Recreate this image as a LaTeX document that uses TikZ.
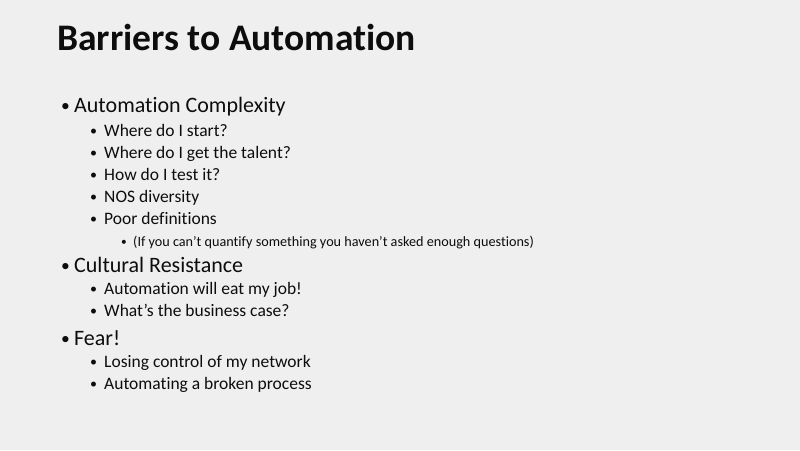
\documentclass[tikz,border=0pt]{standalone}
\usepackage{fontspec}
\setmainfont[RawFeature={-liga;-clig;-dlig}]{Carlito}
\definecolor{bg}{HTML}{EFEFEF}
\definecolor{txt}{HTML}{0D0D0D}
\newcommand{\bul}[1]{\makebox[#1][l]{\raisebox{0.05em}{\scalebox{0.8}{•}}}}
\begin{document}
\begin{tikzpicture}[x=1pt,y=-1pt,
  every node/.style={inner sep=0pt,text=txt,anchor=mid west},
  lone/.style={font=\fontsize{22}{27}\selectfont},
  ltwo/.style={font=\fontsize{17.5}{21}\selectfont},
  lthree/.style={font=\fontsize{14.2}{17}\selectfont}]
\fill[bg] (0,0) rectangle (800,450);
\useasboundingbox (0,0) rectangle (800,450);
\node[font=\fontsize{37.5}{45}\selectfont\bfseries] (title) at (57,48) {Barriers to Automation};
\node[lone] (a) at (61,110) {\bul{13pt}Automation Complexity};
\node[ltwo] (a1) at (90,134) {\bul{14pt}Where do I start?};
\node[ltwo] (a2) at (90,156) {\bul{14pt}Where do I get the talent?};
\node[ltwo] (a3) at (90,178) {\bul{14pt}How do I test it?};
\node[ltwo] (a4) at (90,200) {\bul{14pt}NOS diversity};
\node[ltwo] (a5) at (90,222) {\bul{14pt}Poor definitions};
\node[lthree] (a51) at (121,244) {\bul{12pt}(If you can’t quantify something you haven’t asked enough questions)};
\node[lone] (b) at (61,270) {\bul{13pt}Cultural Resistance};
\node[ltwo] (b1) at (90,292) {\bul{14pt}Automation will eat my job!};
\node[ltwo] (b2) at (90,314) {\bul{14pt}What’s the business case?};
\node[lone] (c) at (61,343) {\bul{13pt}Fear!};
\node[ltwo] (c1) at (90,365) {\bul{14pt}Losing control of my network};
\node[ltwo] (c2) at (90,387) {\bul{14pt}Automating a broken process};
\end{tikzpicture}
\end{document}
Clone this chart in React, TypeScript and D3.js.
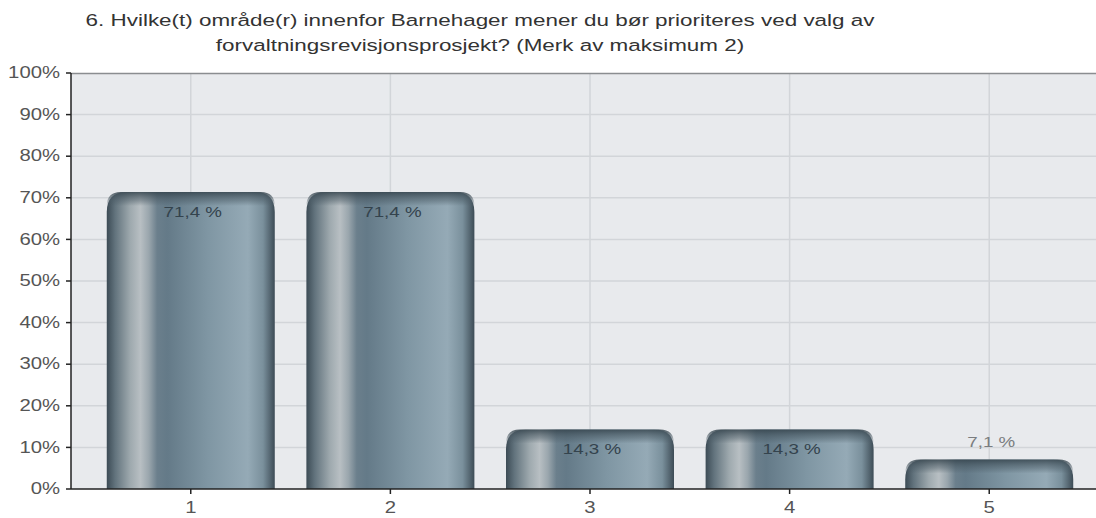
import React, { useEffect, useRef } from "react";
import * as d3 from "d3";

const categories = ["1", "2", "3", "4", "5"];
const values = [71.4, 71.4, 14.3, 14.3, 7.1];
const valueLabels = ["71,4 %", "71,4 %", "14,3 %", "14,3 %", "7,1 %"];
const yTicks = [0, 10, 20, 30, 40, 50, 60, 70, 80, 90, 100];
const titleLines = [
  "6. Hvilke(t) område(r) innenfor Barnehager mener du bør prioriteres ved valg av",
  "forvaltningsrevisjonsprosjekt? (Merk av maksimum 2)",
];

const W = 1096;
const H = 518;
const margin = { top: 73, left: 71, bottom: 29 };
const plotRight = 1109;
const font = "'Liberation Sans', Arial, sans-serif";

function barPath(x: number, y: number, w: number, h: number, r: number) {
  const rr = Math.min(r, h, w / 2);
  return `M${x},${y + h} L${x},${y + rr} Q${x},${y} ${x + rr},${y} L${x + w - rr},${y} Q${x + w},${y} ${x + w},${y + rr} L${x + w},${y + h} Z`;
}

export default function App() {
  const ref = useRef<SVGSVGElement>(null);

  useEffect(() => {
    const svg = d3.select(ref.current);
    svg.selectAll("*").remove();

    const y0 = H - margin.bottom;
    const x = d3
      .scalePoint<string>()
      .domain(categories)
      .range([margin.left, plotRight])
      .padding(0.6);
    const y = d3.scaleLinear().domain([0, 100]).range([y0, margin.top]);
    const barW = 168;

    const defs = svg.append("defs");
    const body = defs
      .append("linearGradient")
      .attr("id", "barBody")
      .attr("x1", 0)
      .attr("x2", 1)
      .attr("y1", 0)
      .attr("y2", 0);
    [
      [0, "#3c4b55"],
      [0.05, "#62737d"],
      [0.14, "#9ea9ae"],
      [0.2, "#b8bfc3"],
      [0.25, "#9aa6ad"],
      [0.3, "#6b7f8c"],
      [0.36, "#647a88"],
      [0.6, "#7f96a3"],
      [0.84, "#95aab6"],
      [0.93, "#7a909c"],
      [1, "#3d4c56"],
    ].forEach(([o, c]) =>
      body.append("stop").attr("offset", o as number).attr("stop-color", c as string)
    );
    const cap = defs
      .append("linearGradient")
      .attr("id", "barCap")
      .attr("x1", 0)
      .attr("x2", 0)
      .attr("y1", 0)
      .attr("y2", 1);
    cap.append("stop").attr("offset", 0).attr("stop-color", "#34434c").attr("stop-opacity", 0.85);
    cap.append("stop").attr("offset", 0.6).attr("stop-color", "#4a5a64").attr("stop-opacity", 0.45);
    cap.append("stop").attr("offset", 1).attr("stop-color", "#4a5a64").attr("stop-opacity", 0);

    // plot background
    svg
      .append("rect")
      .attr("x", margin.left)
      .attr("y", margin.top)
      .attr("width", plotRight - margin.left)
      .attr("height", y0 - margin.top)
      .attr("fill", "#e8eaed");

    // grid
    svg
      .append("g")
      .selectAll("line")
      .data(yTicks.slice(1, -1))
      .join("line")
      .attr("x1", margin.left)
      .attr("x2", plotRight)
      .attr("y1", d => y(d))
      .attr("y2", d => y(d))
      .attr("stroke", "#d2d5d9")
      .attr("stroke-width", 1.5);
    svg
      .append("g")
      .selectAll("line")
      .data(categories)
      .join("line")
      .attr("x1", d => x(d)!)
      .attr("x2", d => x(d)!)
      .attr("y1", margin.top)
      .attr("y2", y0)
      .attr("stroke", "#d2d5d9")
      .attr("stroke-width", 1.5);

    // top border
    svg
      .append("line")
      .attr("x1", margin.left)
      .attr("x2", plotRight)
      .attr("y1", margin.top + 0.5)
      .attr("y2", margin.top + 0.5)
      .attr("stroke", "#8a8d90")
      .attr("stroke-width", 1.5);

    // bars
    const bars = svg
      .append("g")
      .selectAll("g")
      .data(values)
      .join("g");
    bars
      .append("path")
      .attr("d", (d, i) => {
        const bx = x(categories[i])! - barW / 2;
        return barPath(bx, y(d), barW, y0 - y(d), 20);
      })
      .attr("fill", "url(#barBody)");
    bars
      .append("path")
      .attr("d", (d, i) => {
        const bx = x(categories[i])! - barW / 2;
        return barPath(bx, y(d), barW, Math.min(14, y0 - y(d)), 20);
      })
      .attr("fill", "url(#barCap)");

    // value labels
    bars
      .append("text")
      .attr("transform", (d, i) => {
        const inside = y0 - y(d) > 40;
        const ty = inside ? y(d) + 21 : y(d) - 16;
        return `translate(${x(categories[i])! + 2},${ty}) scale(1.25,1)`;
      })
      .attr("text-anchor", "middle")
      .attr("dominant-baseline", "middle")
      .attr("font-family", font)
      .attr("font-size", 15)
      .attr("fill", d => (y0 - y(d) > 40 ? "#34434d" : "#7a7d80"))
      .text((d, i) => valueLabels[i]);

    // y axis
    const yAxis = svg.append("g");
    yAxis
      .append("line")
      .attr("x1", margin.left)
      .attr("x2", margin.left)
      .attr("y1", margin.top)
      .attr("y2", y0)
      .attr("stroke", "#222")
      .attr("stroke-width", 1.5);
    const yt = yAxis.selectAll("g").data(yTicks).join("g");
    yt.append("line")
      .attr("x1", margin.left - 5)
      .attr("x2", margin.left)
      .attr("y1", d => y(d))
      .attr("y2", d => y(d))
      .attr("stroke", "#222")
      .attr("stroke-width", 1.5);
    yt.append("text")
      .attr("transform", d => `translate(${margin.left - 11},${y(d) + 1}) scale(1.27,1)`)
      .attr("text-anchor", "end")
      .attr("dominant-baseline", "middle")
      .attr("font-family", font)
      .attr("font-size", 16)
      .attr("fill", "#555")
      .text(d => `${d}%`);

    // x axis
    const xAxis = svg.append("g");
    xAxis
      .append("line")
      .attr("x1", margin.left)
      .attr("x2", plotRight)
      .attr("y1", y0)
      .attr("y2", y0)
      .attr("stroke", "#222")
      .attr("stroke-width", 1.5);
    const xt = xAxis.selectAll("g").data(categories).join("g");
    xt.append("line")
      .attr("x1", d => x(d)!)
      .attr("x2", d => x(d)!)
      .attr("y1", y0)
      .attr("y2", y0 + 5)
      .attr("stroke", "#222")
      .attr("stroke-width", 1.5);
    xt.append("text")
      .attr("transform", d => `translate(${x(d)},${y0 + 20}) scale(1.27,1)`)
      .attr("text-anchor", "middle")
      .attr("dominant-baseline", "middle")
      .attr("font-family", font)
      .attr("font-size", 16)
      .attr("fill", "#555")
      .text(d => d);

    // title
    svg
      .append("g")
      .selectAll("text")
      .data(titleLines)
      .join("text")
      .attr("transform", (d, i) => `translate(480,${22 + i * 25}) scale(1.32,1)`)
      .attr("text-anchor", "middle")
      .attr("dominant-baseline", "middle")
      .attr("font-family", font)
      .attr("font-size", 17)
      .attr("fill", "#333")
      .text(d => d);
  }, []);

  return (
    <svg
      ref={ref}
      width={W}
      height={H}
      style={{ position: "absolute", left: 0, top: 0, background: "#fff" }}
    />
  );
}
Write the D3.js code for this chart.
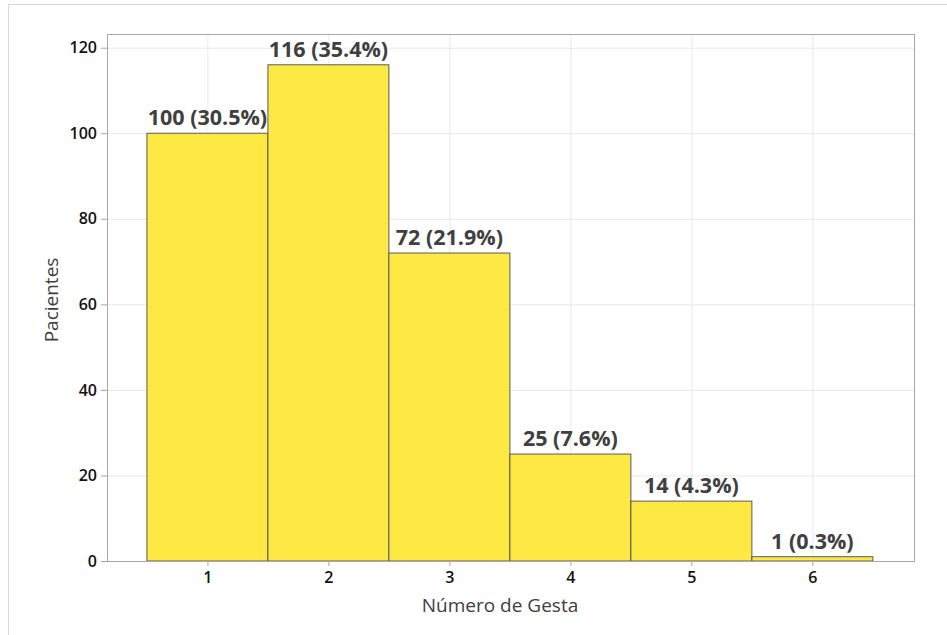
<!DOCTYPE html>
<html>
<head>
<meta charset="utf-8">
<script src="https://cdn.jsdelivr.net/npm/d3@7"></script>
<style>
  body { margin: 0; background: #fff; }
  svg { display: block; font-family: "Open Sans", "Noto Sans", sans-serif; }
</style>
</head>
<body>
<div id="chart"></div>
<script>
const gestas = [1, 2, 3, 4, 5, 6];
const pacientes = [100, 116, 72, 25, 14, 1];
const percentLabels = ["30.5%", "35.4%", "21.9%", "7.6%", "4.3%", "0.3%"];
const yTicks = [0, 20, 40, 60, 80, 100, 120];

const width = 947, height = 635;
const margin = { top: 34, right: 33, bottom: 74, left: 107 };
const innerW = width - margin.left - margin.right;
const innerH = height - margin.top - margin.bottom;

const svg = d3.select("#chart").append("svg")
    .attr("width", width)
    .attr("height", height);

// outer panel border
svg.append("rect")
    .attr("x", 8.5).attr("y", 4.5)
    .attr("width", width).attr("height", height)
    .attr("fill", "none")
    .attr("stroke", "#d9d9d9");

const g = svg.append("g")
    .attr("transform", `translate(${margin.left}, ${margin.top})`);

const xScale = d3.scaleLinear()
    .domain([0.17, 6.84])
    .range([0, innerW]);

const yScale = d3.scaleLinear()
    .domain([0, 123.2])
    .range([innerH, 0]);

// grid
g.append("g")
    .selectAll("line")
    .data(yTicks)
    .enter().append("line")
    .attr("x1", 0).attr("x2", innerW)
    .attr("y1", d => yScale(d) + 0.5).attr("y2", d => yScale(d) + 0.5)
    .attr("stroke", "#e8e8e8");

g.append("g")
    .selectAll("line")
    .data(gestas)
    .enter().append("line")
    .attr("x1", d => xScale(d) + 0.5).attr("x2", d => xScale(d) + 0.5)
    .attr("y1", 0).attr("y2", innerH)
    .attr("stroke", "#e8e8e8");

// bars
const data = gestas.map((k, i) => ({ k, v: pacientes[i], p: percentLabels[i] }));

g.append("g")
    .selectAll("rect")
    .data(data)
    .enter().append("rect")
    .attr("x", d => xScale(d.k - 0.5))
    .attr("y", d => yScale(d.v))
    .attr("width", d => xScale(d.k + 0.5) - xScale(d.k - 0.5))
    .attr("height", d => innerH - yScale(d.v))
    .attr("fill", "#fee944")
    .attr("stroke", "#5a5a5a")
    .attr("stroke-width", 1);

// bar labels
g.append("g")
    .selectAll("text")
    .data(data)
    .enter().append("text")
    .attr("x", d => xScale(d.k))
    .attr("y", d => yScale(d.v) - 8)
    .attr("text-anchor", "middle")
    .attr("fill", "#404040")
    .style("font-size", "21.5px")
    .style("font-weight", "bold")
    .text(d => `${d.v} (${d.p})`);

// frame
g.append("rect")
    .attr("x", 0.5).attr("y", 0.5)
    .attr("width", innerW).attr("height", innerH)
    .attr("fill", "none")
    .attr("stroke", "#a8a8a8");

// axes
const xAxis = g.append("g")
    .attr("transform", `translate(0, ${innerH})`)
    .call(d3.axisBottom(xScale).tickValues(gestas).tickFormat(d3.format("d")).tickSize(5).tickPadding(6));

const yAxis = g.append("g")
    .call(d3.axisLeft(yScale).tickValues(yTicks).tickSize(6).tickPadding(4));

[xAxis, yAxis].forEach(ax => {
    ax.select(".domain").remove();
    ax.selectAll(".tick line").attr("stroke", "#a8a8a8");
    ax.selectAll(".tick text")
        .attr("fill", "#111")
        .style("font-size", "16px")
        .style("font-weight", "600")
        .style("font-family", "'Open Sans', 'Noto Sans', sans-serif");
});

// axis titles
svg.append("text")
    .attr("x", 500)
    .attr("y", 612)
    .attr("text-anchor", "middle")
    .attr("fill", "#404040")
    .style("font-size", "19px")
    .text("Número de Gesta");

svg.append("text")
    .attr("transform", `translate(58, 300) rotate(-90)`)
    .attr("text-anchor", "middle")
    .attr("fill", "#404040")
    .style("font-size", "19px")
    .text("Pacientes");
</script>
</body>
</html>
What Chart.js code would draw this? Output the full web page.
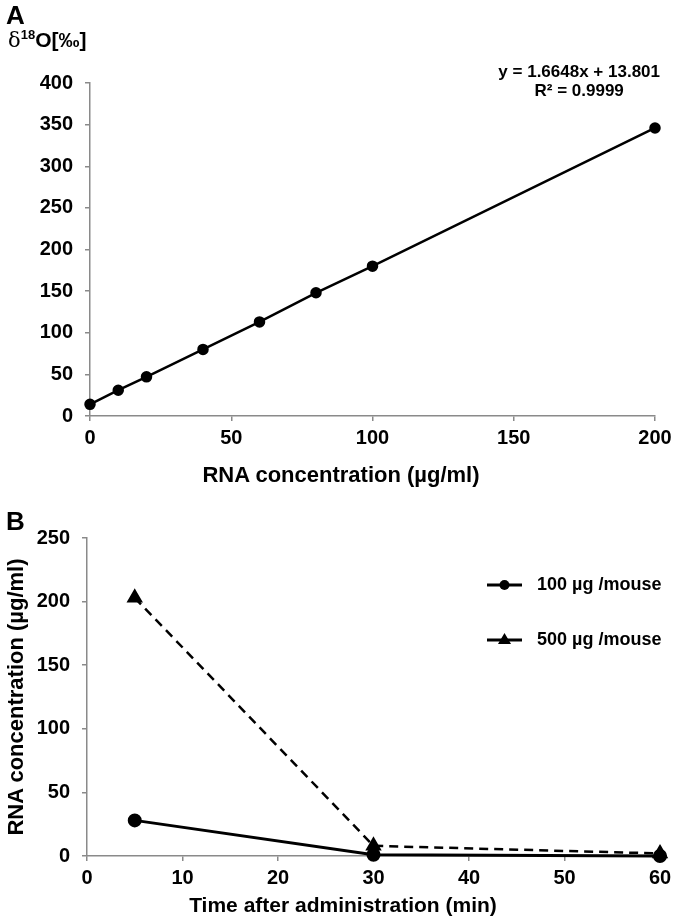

Request. Within the listing above, extract exactly the lines that run from the one containing "Write the D3.js code for this chart." through the one containing "const yTicks = [0, 20, 40, 60, 80, 100, 120];", excluding any pictures.

Final answer.
Write the D3.js code for this chart.
<!DOCTYPE html>
<html>
<head>
<meta charset="utf-8">
<script src="https://cdn.jsdelivr.net/npm/d3@7"></script>
<style>
  body { margin: 0; background: #fff; }
  svg { display: block; font-family: "Open Sans", "Noto Sans", sans-serif; }
</style>
</head>
<body>
<div id="chart"></div>
<script>
const gestas = [1, 2, 3, 4, 5, 6];
const pacientes = [100, 116, 72, 25, 14, 1];
const percentLabels = ["30.5%", "35.4%", "21.9%", "7.6%", "4.3%", "0.3%"];
const yTicks = [0, 20, 40, 60, 80, 100, 120];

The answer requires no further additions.